While it's hard to know exactly when that investment took place, there must be something going on in the last few months that has attracted that much larger investment stake in CSX. Certainly its second quarter earnings report was a good one. Its second quarter EPS of $0.46 beat analysts’ expectations by two cents and its $3 billion in revenues were $44 million higher than expectations.
What's driving CSX's growth is global demand for coal and auto parts that and a shift by producers of those commodities from expensive truck transportation to less expensive trains. For instance, CSX's international coal demand caused 15% revenue growth despite a 3% loss of volume and its industrial merchandise segment -- that includes auto parts -- enjoyed 11% revenue growth and a 3% volume increase, according to SeekingAlpha.
Is this performance a good reason for you to buy CSX's shares or are its best days behind it? Here are four reasons to consider it:
- Cheap stock. CSX's price to earnings to growth of 0.84 (where a PEG of 1.0 is considered fairly priced) means it is cheap. It currently has a P/E of 14.6 and is expected to grow earnings 17.3% to $2.04 in 2012.

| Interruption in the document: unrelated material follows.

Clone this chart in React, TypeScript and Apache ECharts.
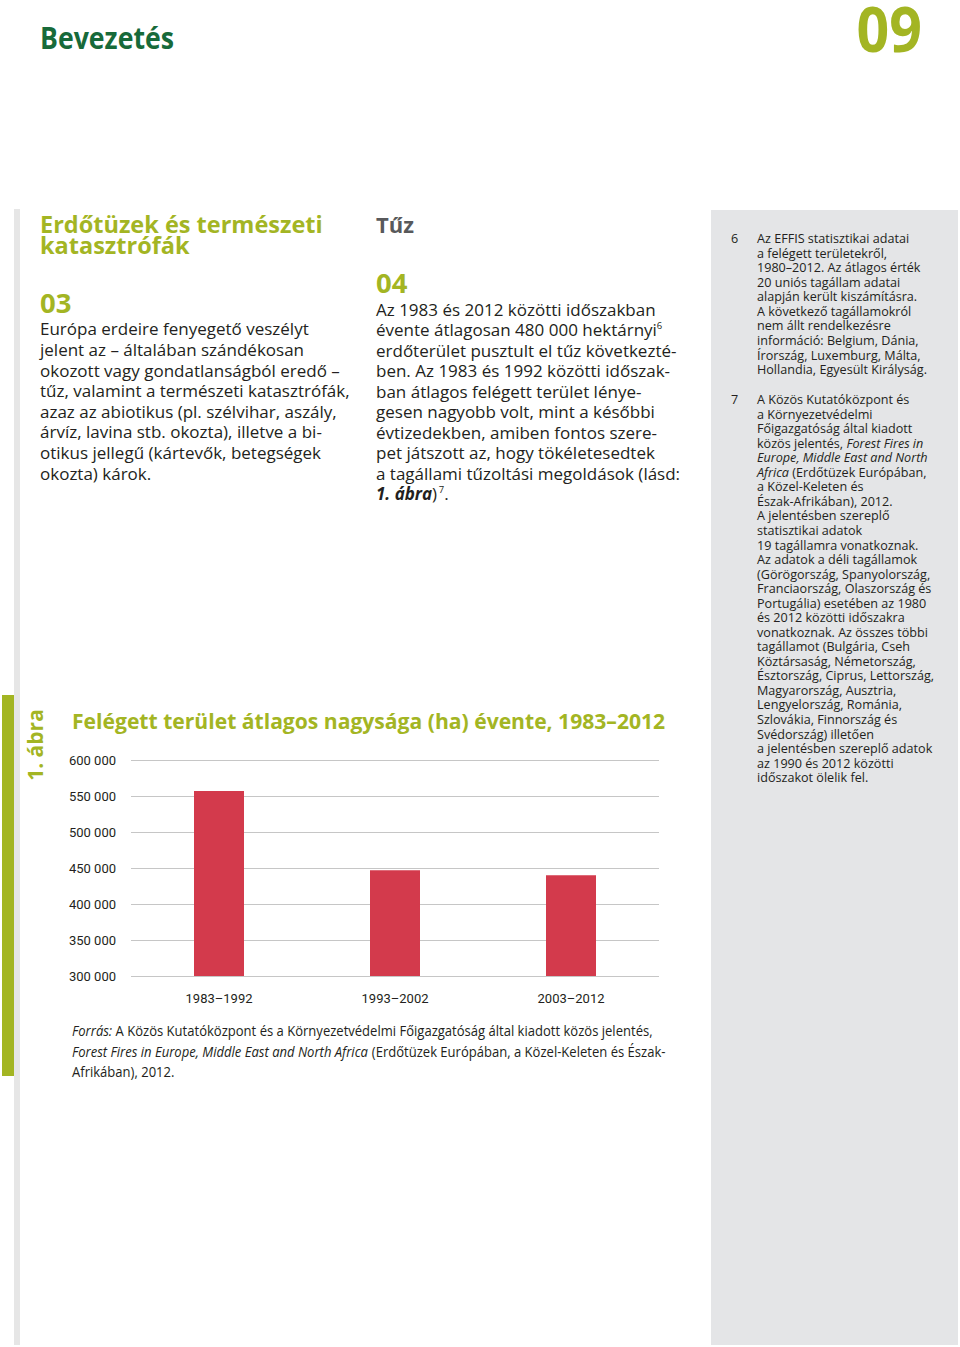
import React, { useEffect, useRef } from 'react';
import * as echarts from 'echarts';

// ---- chart data ----
const categories = ['1983–1992', '1993–2002', '2003–2012'];
const burnedArea = [557000, 447000, 440000];
const yAxisMin = 300000;
const yAxisMax = 600000;
const yAxisStep = 50000;

// ---- page texts ----
const pageHeading = 'Bevezetés';
const pageNumber = '09';
const sectionTitle = ['Erdőtüzek és természeti', 'katasztrófák'];
const para03 = [
  '{h|03}',
  'Európa erdeire fenyegető veszélyt',
  'jelent az – általában szándékosan',
  'okozott vagy gondatlanságból eredő –',
  'tűz, valamint a természeti katasztrófák,',
  'azaz az abiotikus (pl. szélvihar, aszály,',
  'árvíz, lavina stb. okozta), illetve a bi-',
  'otikus jellegű (kártevők, betegségek',
  'okozta) károk.',
];
const fireHeading = 'Tűz';
const para04 = [
  '{h|04}',
  'Az 1983 és 2012 közötti időszakban',
  'évente átlagosan 480 000 hektárnyi{s|6}',
  'erdőterület pusztult el tűz következté-',
  'ben. Az 1983 és 1992 közötti időszak-',
  'ban átlagos felégett terület lénye-',
  'gesen nagyobb volt, mint a későbbi',
  'évtizedekben, amiben fontos szere-',
  'pet játszott az, hogy tökéletesedtek',
  'a tagállami tűzoltási megoldások (lásd:',
  '{b|1. ábra})\u200A{s|7}.',
];
const footnote6 = [
  'Az EFFIS statisztikai adatai',
  'a felégett területekről,',
  '1980–2012. Az átlagos érték',
  '20 uniós tagállam adatai',
  'alapján került kiszámításra.',
  'A következő tagállamokról',
  'nem állt rendelkezésre',
  'információ: Belgium, Dánia,',
  'Írország, Luxemburg, Málta,',
  'Hollandia, Egyesült Királyság.',
];
const footnote7 = [
  'A Közös Kutatóközpont és',
  'a Környezetvédelmi',
  'Főigazgatóság által kiadott',
  'közös jelentés, {i|Forest Fires in}',
  '{i|Europe, Middle East and North}',
  '{i|Africa} (Erdőtüzek Európában,',
  'a Közel-Keleten és',
  'Észak-Afrikában), 2012.',
  'A jelentésben szereplő',
  'statisztikai adatok',
  '19 tagállamra vonatkoznak.',
  'Az adatok a déli tagállamok',
  '(Görögország, Spanyolország,',
  'Franciaország, Olaszország és',
  'Portugália) esetében az 1980',
  'és 2012 közötti időszakra',
  'vonatkoznak. Az összes többi',
  'tagállamot (Bulgária, Cseh',
  'Köztársaság, Németország,',
  'Észtország, Ciprus, Lettország,',
  'Magyarország, Ausztria,',
  'Lengyelország, Románia,',
  'Szlovákia, Finnország és',
  'Svédország) illetően',
  'a jelentésben szereplő adatok',
  'az 1990 és 2012 közötti',
  'időszakot ölelik fel.',
];
const chartTitle = 'Felégett terület átlagos nagysága (ha) évente, 1983–2012';
const figureLabel = '1. ábra';
const sourceLines = [
  '{i|Forrás:} A Közös Kutatóközpont és a Környezetvédelmi Főigazgatóság által kiadott közös jelentés,',
  '{i|Forest Fires in Europe, Middle East and North Africa} (Erdőtüzek Európában, a Közel-Keleten és Észak-',
  'Afrikában), 2012.',
];

const GREEN = '#a3b523';
const DARK_GREEN = '#176a3a';
const INK = '#231f20';
const GREY_HEAD = '#58595b';
const BAR = '#d33a4c';
const GRID = '#c6c6c6';
const PANEL = '#e4e5e7';
const SANS = "'Open Sans', 'Noto Sans', sans-serif";

const fmt = (v: number) => String(v).replace(/\B(?=(\d{3})+(?!\d))/g, ' ');

function wrapPlain(line: string) {
  const out: string[] = [];
  const re = /\{(\w)\|([^}]*)\}/g;
  let last = 0;
  let m: RegExpExecArray | null;
  while ((m = re.exec(line))) {
    if (m.index > last) out.push('{n|' + line.slice(last, m.index) + '}');
    out.push(m[0]);
    last = m.index + m[0].length;
  }
  if (last < line.length) out.push('{n|' + line.slice(last) + '}');
  return out.join('');
}

type Tok = { size: number; lh: number; color?: string; weight?: string; italic?: boolean; lift?: number };

function tok(t: Tok) {
  const c = t.color || INK;
  const o: any = {
    fontSize: t.size,
    fontFamily: SANS,
    fontWeight: t.weight || 'normal',
    fontStyle: t.italic ? 'italic' : 'normal',
    fill: c,
    color: c,
    lineHeight: t.lh,
    verticalAlign: 'middle',
  };
  if (t.lift) o.padding = [0, 0, t.lift * 2, 0];
  return o;
}

function block(lines: string[], x: number, top: number, rich: Record<string, any>, sx = 1) {
  return {
    type: 'text',
    x,
    y: top,
    scaleX: sx,
    silent: true,
    style: {
      text: lines.map(wrapPlain).join('\n'),
      rich,
      fontSize: rich.n.fontSize,
      fontFamily: SANS,
      fill: rich.n.fill,
      align: 'left',
      verticalAlign: 'top',
    },
  };
}

function textEl(
  text: string,
  x: number,
  y: number,
  o: { size: number; weight?: string; color?: string; sx?: number; sy?: number; align?: string; rot?: number }
) {
  return {
    type: 'text',
    x,
    y,
    scaleX: o.sx || 1,
    scaleY: o.sy || 1,
    rotation: o.rot || 0,
    silent: true,
    style: {
      text,
      fontSize: o.size,
      fontFamily: SANS,
      fontWeight: o.weight || 'normal',
      fill: o.color || INK,
      align: o.align || 'left',
      verticalAlign: 'middle',
    },
  };
}

export default function App() {
  const ref = useRef<HTMLDivElement>(null);
  useEffect(() => {
    if (!ref.current) return;
    const chart = echarts.init(ref.current, null, { renderer: 'svg' });
    const g: any[] = [];
    // decorative blocks
    g.push({ type: 'rect', shape: { x: 14, y: 209, width: 6, height: 1136 }, style: { fill: '#e6e6e6' }, silent: true });
    g.push({ type: 'rect', shape: { x: 2, y: 695, width: 12, height: 381 }, style: { fill: GREEN }, silent: true });
    g.push({ type: 'rect', shape: { x: 711, y: 210, width: 247, height: 1135 }, style: { fill: PANEL }, silent: true });

    // header
    g.push(textEl(pageHeading, 40, 37, { size: 30, weight: 'bold', color: DARK_GREEN, sx: 0.89 }));
    g.push(textEl(pageNumber, 922, 28, { size: 52, weight: 'bold', color: GREEN, sx: 1.1, sy: 1.2, align: 'right' }));

    // left column
    g.push(block(sectionTitle, 40, 213.5, { n: tok({ size: 23.5, lh: 21, weight: 'bold', color: GREEN }) }));
    g.push(
      block(para03, 40, 286.3, {
        n: tok({ size: 17, lh: 20.6 }),
        h: tok({ size: 27.5, lh: 32.4, weight: 'bold', color: GREEN }),
      })
    );

    // middle column
    g.push(textEl(fireHeading, 376, 224, { size: 22, weight: 'bold', color: GREY_HEAD }));
    g.push(
      block(para04, 376, 266.3, {
        n: tok({ size: 17, lh: 20.55 }),
        h: tok({ size: 27.5, lh: 32.45, weight: 'bold', color: GREEN }),
        b: tok({ size: 17, lh: 20.55, weight: 'bold', italic: true }),
        s: tok({ size: 9.5, lh: 10, lift: 4 }),
      })
    );

    // footnotes
    const fnRich = (lh: number) => ({
      n: tok({ size: 13.5, lh }),
      i: tok({ size: 13.5, lh, italic: true }),
    });
    g.push(textEl('6', 731, 238, { size: 13.5, sx: 0.935 }));
    g.push(block(footnote6, 757, 230.7, fnRich(14.55), 0.935));
    g.push(textEl('7', 731, 399, { size: 13.5, sx: 0.935 }));
    g.push(block(footnote7, 757, 391.7, fnRich(14.54), 0.935));

    // figure
    g.push(textEl(figureLabel, 35, 745, { size: 21, weight: 'bold', color: GREEN, align: 'center', rot: Math.PI / 2 }));
    g.push(textEl(chartTitle, 72, 720, { size: 22, weight: 'bold', color: GREEN, sx: 0.96 }));
    g.push(
      block(sourceLines, 72, 1020.7, {
        n: tok({ size: 14, lh: 20.6 }),
        i: tok({ size: 14, lh: 20.6, italic: true }),
      }, 0.933)
    );

    chart.setOption({
      animation: false,
      backgroundColor: '#ffffff',
      grid: { left: 131, right: 301, top: 760, bottom: 371, containLabel: false },
      xAxis: {
        type: 'category',
        data: categories,
        axisLine: { show: false },
        axisTick: { show: false },
        axisLabel: { margin: 16, color: INK, fontSize: 13, fontFamily: 'Roboto, sans-serif' },
      },
      yAxis: {
        type: 'value',
        min: yAxisMin,
        max: yAxisMax,
        interval: yAxisStep,
        axisLine: { show: false },
        axisTick: { show: false },
        splitLine: { show: true, lineStyle: { color: GRID, width: 1 } },
        axisLabel: { margin: 15, color: INK, fontSize: 13, fontFamily: 'Roboto, sans-serif', formatter: (v: number) => fmt(v) },
      },
      series: [
        {
          type: 'bar',
          data: burnedArea,
          barWidth: 50,
          itemStyle: { color: BAR },
          silent: true,
        },
      ],
      graphic: g,
    });
    return () => chart.dispose();
  }, []);
  return <div ref={ref} style={{ position: 'absolute', left: 0, top: 0, width: 960, height: 1347, background: '#fff' }} />;
}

- Good quarterly earnings. CSX has been able to meet or surpass analysts’ expectations in all of its last five earnings reports.
- Decent dividend. CSX pays a fairly attractive 2.13% dividend yield.
- CSX is out-earning its cost of capital. CSX is earning more than its cost of capital – and it’s not progressing. How so? It produced no EVA Momentum, which measures the change in “economic value added” (essentially, after-tax operating profit after deducting capital costs) divided by sales. In the first six months of 2011, CSX's EVA momentum was 4%, based on first six months' annualized 2010 revenue of $10.3 billion, and EVA that rose from $1.7 billion in the first six months' annualized 2010 to $2.1 billion in in the first six months' annualized 2011, using a 9% weighted average cost of capital.
Its debt has risen faster than its cash. Its debt has climbed at 10.7% annual rate from $5.4 billion (2006) to $8.1 billion (2010) while its cash increased at a 9.6% annual rate from $900 million to $1.3 billion during the period.
CSX looks like it should be a long-term holding -- and at its current price, appears worthy of investment by lesser mortals than Bill Gates.